The minimum and maximum growth estimate stood at 6.8 percent and 7.3 percent respectively for 2019-20 in the survey, which was conducted in May 2019 among economists belonging to the industry, banking and financial services sector.
Agriculture and allied activities to grow at 3%
The median growth forecast for agriculture and allied activities has been put at 3.0 percent for 2019-20. Industry and services sector is expected to grow by 6.9 percent and 8.0 percent respectively during the year.
GDP growth of 6.5% in the fourth quarter
Further, the quarterly median forecasts indicate a GDP growth of 6.5 percent in the fourth quarter of 2018-19. The official growth numbers for the fourth quarter will be released on May 31.
The median growth forecast for IIP has been put at 4.4 percent for 2019-20 by the participating economists, with a minimum and maximum range of 3.3 percent and 5.5 percent, respectively.
WPI based inflation rate is projected at 3.1%
The outlook of participating economists on inflation remained moderate. WPI based inflation rate is projected at 3.1 percent in 2019-20, with a minimum and maximum range of 2.1 percent and 4.0 percent respectively. On the contrary, CPI-based inflation has a median forecast of 4.0 percent for 2019-20, with a minimum and maximum range of 3.5 percent and 4.1 percent, respectively.
Concerns remain on the external front with median current account deficit forecast pegged at 2.1 percent of GDP for 2019-20. Median export growth is pegged at 4.0 percent in 2019-20. Imports, on the other hand, are forecasted to grow at 3.8 percent in the same year.
The experts’ view
Participating economists unanimously felt less sanguine about the export sector’s outlook in the current year. An escalation in trade war tensions has clouded the global trade growth outlook. This is having an impact on overall world economic growth as well.
Economists felt that greater efforts will be needed in the current global environment to keep up with the current growth momentum. Economists were also of the view that while greater trade protectionism can harm India’s export growth, it also creates opportunities from re-localization of trade flows. It was recommended that India must be proactive to spot and seize such opportunities to enhance its exports.

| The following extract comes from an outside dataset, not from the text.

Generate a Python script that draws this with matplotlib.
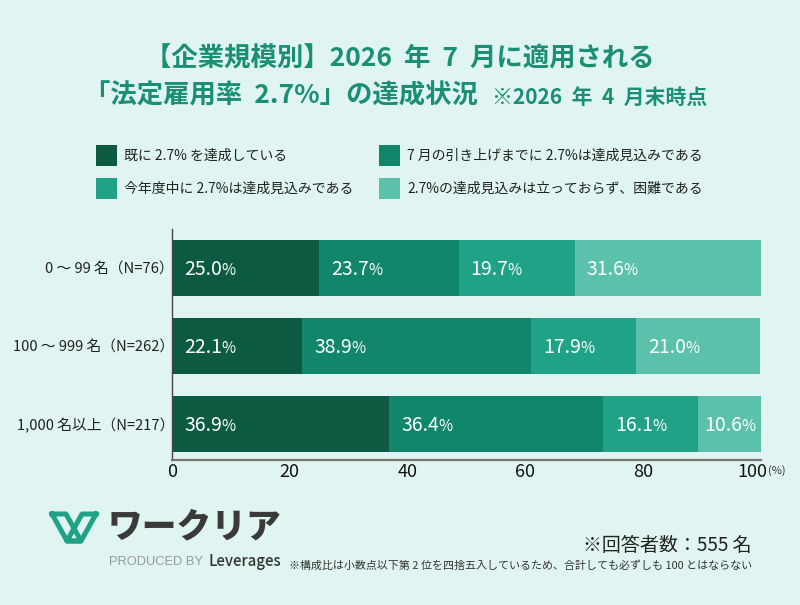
import matplotlib
matplotlib.use('Agg')
import matplotlib.pyplot as plt
from matplotlib.patches import Rectangle
from matplotlib.transforms import ScaledTranslation

plt.rcParams['font.family'] = ['Noto Sans CJK JP', 'DejaVu Sans']

# Datos
grupos = ['0 ～ 99 名（N=76）', '100 ～ 999 名（N=262）', '1,000 名以上（N=217）']
ya_logrado = [25.0, 22.1, 36.9]
antes_julio = [23.7, 38.9, 36.4]
este_anio = [19.7, 17.9, 16.1]
dificil = [31.6, 21.0, 10.6]
series = [ya_logrado, antes_julio, este_anio, dificil]
leyendas = ['既に 2.7% を達成している', '7 月の引き上げまでに 2.7%は達成見込みである',
            '今年度中に 2.7%は達成見込みである', '2.7%の達成見込みは立っておらず、困難である']
colores = ['#0b5a41', '#12866a', '#1fa286', '#5bc1ab']
ticks = [0, 20, 40, 60, 80, 100]

fondo = '#e0f5f1'
verde = '#1a8f74'
W, H = 800, 605

fig = plt.figure(figsize=(8, 6.05), dpi=100, facecolor=fondo)

# Capa en pixeles para textos y logo
capa = fig.add_axes([0, 0, 1, 1])
capa.set_xlim(0, W)
capa.set_ylim(H, 0)
capa.axis('off')

# Titulo
capa.text(400, 59, '【企業規模別】2026  年  7  月に適用される', ha='center', va='center',
          fontsize=19, fontweight='bold', color=verde)
capa.text(84, 96, '「法定雇用率  2.7%」の達成状況', ha='left', va='center',
          fontsize=19, fontweight='bold', color=verde)
capa.text(492, 97, '※2026  年  4  月末時点', ha='left', va='center',
          fontsize=15, fontweight='bold', color=verde)

# Leyenda
pos_leyenda = [(96, 155), (379, 155), (96, 188), (379, 188)]
for (x, y), txt, c in zip(pos_leyenda, leyendas, colores):
    capa.add_patch(Rectangle((x, y - 10.5), 21, 21, color=c, lw=0))
    capa.text(x + 28, y + 1, txt, ha='left', va='center', fontsize=10, color='#222222')

# Grafico de barras
ax = fig.add_axes([172 / W, 1 - 460 / H, 588.5 / W, 231 / H], facecolor='none')
izq = [0, 0, 0]
for vals, c in zip(series, colores):
    ax.barh(range(3), vals, left=izq, height=0.72, color=c, lw=0)
    for i, v in enumerate(vals):
        desde = 6 if v < 15 else 12
        ax.annotate(f'{v:.1f}', (izq[i], i), xytext=(desde, -1), textcoords='offset pixels',
                    ha='left', va='center', color='white', fontsize=14)
        ax.annotate('%', (izq[i], i), xytext=(desde + 37, -2), textcoords='offset pixels',
                    ha='left', va='center', color='white', fontsize=11)
    izq = [a + b for a, b in zip(izq, vals)]

ax.set_xlim(0, 100)
ax.set_ylim(2.46, -0.5)
ax.set_yticks(range(3))
ax.set_yticklabels(grupos, fontsize=10.6, color='#222222')
ax.set_xticks(ticks)
ax.set_xticklabels(ticks, fontsize=13, color='#111111')
ax.tick_params(axis='x', length=0, pad=2.5)
ax.tick_params(axis='y', length=0, pad=-1.5)
# el 100 va corrido a la izquierda
ult = ax.get_xticklabels()[-1]
ult.set_transform(ult.get_transform() + ScaledTranslation(-8 / 100, 0, fig.dpi_scale_trans))
for s in ['top', 'right']:
    ax.spines[s].set_visible(False)
ax.spines['left'].set_color('#444444')
ax.spines['left'].set_linewidth(1.0)
ax.spines['bottom'].set_color('#777777')
ax.spines['bottom'].set_linewidth(1.6)

capa.text(768, 471, '(%)', ha='left', va='center', fontsize=8, color='#333333')

# Logo
for xs, ys in [([52, 66, 81, 67, 52], [514, 514, 541, 541, 514]),
               ([96, 82, 67, 81, 96], [514, 514, 541, 541, 514])]:
    capa.plot(xs, ys, color='#1fa286', lw=3.6, solid_joinstyle='round')
capa.text(108, 527, 'ワークリア', ha='left', va='center', fontsize=25, fontweight='black', color='#3a3a3a')
capa.text(109, 562, 'PRODUCED BY', ha='left', va='center', fontsize=9.3, color='#9a9a9a',
          family=['Liberation Sans'])
capa.text(208, 561, 'Leverages', ha='left', va='center', fontsize=10.8, fontweight='medium', color='#333333')

# Notas
capa.text(752, 545, '※回答者数：555 名', ha='right', va='center', fontsize=13.7, color='#222222')
capa.text(752, 566, '※構成比は小数点以下第 2 位を四捨五入しているため、合計しても必ずしも 100 とはならない',
          ha='right', va='center', fontsize=7.92, color='#333333')

fig.savefig('out.png', dpi=100, facecolor=fondo)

India must focus on diversifying its export basket as well as markets to capture a greater share in world exports. Venturing into new markets in South East Asia, Central Asia, Central America and African subcontinent can help in dealing with the protectionist stance amongst advanced countries.
In addition, India must relentlessly focus on improving its competitiveness, especially in labour-intensive sectors.
‘Govt should ensure timely refund of GST’
Other measures such as ensuring adequate availability of affordable credit, timely refund of GST, providing incentives like interest subsidy to merchant exporters and provision of budgetary support for marketing and exports related infrastructure are some of the important steps that the government must consider.
Majority of the participating economists believed that the United States’ decision to end waiver granted to countries amidst sanctions imposed on Iran is significant and will affect major oil importing countries including India. This becomes a major concern at a time when international prices of crude oil have been on the rise due to other factors such as supply constraints being undertaken by OPEC countries.